Directions - Output the full listing below exactly as it reads, and skip anything that is a picture.

· · ·

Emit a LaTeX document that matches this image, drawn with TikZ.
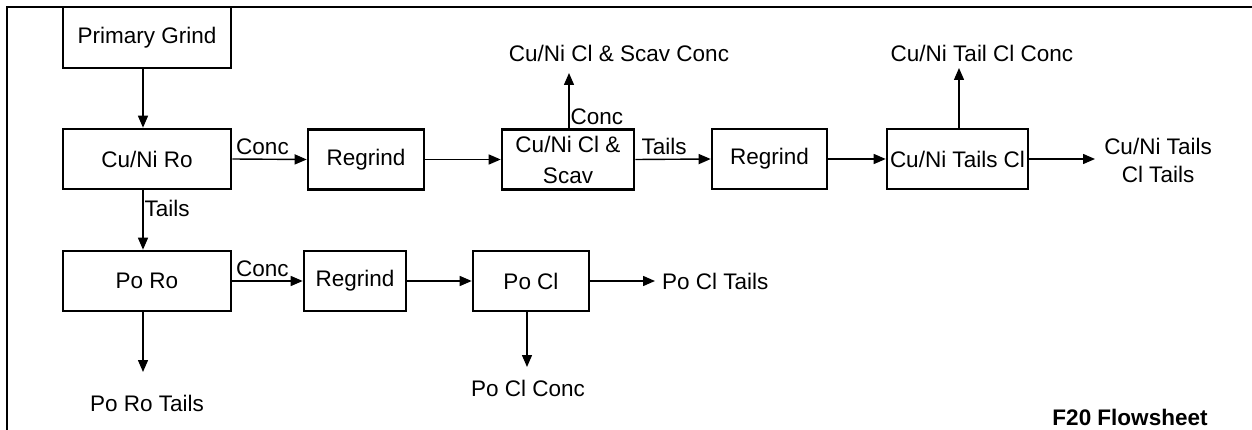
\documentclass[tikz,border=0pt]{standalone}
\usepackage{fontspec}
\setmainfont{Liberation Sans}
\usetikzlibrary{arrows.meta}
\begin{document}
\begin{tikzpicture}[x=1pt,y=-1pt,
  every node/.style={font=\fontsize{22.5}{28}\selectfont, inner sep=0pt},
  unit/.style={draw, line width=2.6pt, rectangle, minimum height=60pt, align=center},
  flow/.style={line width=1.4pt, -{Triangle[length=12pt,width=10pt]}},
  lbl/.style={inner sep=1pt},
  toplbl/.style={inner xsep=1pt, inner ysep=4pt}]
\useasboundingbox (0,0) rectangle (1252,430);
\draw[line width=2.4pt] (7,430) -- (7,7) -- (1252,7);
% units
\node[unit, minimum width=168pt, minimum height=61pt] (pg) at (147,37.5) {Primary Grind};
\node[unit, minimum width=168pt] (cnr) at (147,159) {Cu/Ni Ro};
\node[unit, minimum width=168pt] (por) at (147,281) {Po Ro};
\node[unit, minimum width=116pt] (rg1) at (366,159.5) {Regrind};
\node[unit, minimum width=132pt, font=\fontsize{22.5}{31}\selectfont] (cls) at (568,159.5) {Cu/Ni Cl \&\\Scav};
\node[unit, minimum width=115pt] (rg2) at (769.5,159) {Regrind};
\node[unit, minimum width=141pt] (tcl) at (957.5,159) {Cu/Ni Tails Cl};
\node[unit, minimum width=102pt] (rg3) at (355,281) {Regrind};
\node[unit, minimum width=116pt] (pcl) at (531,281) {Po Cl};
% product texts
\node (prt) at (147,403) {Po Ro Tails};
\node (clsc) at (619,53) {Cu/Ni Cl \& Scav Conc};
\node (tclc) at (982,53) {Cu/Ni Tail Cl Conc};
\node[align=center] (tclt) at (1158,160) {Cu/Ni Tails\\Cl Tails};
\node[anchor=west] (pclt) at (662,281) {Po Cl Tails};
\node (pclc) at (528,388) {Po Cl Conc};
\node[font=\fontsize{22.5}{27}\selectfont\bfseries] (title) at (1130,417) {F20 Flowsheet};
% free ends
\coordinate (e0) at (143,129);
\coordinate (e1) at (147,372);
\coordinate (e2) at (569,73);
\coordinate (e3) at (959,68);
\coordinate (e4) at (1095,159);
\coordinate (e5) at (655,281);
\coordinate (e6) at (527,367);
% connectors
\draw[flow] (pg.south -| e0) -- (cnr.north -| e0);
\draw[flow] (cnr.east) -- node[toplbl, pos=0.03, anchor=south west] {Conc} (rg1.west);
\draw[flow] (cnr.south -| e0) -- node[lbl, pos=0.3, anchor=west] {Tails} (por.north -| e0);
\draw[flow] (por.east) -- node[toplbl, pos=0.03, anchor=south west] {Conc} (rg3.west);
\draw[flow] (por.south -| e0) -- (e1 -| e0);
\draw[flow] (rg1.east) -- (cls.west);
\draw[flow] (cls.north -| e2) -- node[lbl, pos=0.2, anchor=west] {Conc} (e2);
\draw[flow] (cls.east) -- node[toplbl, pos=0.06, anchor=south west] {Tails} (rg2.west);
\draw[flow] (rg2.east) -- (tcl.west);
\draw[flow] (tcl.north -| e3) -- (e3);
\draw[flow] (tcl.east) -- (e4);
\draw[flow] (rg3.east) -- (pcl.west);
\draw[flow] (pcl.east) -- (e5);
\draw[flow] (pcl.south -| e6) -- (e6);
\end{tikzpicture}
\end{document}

· · ·

Output of the exercise -
Emit a LaTeX document that matches this image, drawn with TikZ.
\documentclass[tikz,border=0pt]{standalone}
\usepackage{fontspec}
\setmainfont{Liberation Sans}
\usetikzlibrary{arrows.meta}
\begin{document}
\begin{tikzpicture}[x=1pt,y=-1pt,
  every node/.style={font=\fontsize{22.5}{28}\selectfont, inner sep=0pt},
  unit/.style={draw, line width=2.6pt, rectangle, minimum height=60pt, align=center},
  flow/.style={line width=1.4pt, -{Triangle[length=12pt,width=10pt]}},
  lbl/.style={inner sep=1pt},
  toplbl/.style={inner xsep=1pt, inner ysep=4pt}]
\useasboundingbox (0,0) rectangle (1252,430);
\draw[line width=2.4pt] (7,430) -- (7,7) -- (1252,7);
% units
\node[unit, minimum width=168pt, minimum height=61pt] (pg) at (147,37.5) {Primary Grind};
\node[unit, minimum width=168pt] (cnr) at (147,159) {Cu/Ni Ro};
\node[unit, minimum width=168pt] (por) at (147,281) {Po Ro};
\node[unit, minimum width=116pt] (rg1) at (366,159.5) {Regrind};
\node[unit, minimum width=132pt, font=\fontsize{22.5}{31}\selectfont] (cls) at (568,159.5) {Cu/Ni Cl \&\\Scav};
\node[unit, minimum width=115pt] (rg2) at (769.5,159) {Regrind};
\node[unit, minimum width=141pt] (tcl) at (957.5,159) {Cu/Ni Tails Cl};
\node[unit, minimum width=102pt] (rg3) at (355,281) {Regrind};
\node[unit, minimum width=116pt] (pcl) at (531,281) {Po Cl};
% product texts
\node (prt) at (147,403) {Po Ro Tails};
\node (clsc) at (619,53) {Cu/Ni Cl \& Scav Conc};
\node (tclc) at (982,53) {Cu/Ni Tail Cl Conc};
\node[align=center] (tclt) at (1158,160) {Cu/Ni Tails\\Cl Tails};
\node[anchor=west] (pclt) at (662,281) {Po Cl Tails};
\node (pclc) at (528,388) {Po Cl Conc};
\node[font=\fontsize{22.5}{27}\selectfont\bfseries] (title) at (1130,417) {F20 Flowsheet};
% free ends
\coordinate (e0) at (143,129);
\coordinate (e1) at (147,372);
\coordinate (e2) at (569,73);
\coordinate (e3) at (959,68);
\coordinate (e4) at (1095,159);
\coordinate (e5) at (655,281);
\coordinate (e6) at (527,367);
% connectors
\draw[flow] (pg.south -| e0) -- (cnr.north -| e0);
\draw[flow] (cnr.east) -- node[toplbl, pos=0.03, anchor=south west] {Conc} (rg1.west);
\draw[flow] (cnr.south -| e0) -- node[lbl, pos=0.3, anchor=west] {Tails} (por.north -| e0);
\draw[flow] (por.east) -- node[toplbl, pos=0.03, anchor=south west] {Conc} (rg3.west);
\draw[flow] (por.south -| e0) -- (e1 -| e0);
\draw[flow] (rg1.east) -- (cls.west);
\draw[flow] (cls.north -| e2) -- node[lbl, pos=0.2, anchor=west] {Conc} (e2);
\draw[flow] (cls.east) -- node[toplbl, pos=0.06, anchor=south west] {Tails} (rg2.west);
\draw[flow] (rg2.east) -- (tcl.west);
\draw[flow] (tcl.north -| e3) -- (e3);
\draw[flow] (tcl.east) -- (e4);
\draw[flow] (rg3.east) -- (pcl.west);
\draw[flow] (pcl.east) -- (e5);
\draw[flow] (pcl.south -| e6) -- (e6);
\end{tikzpicture}
\end{document}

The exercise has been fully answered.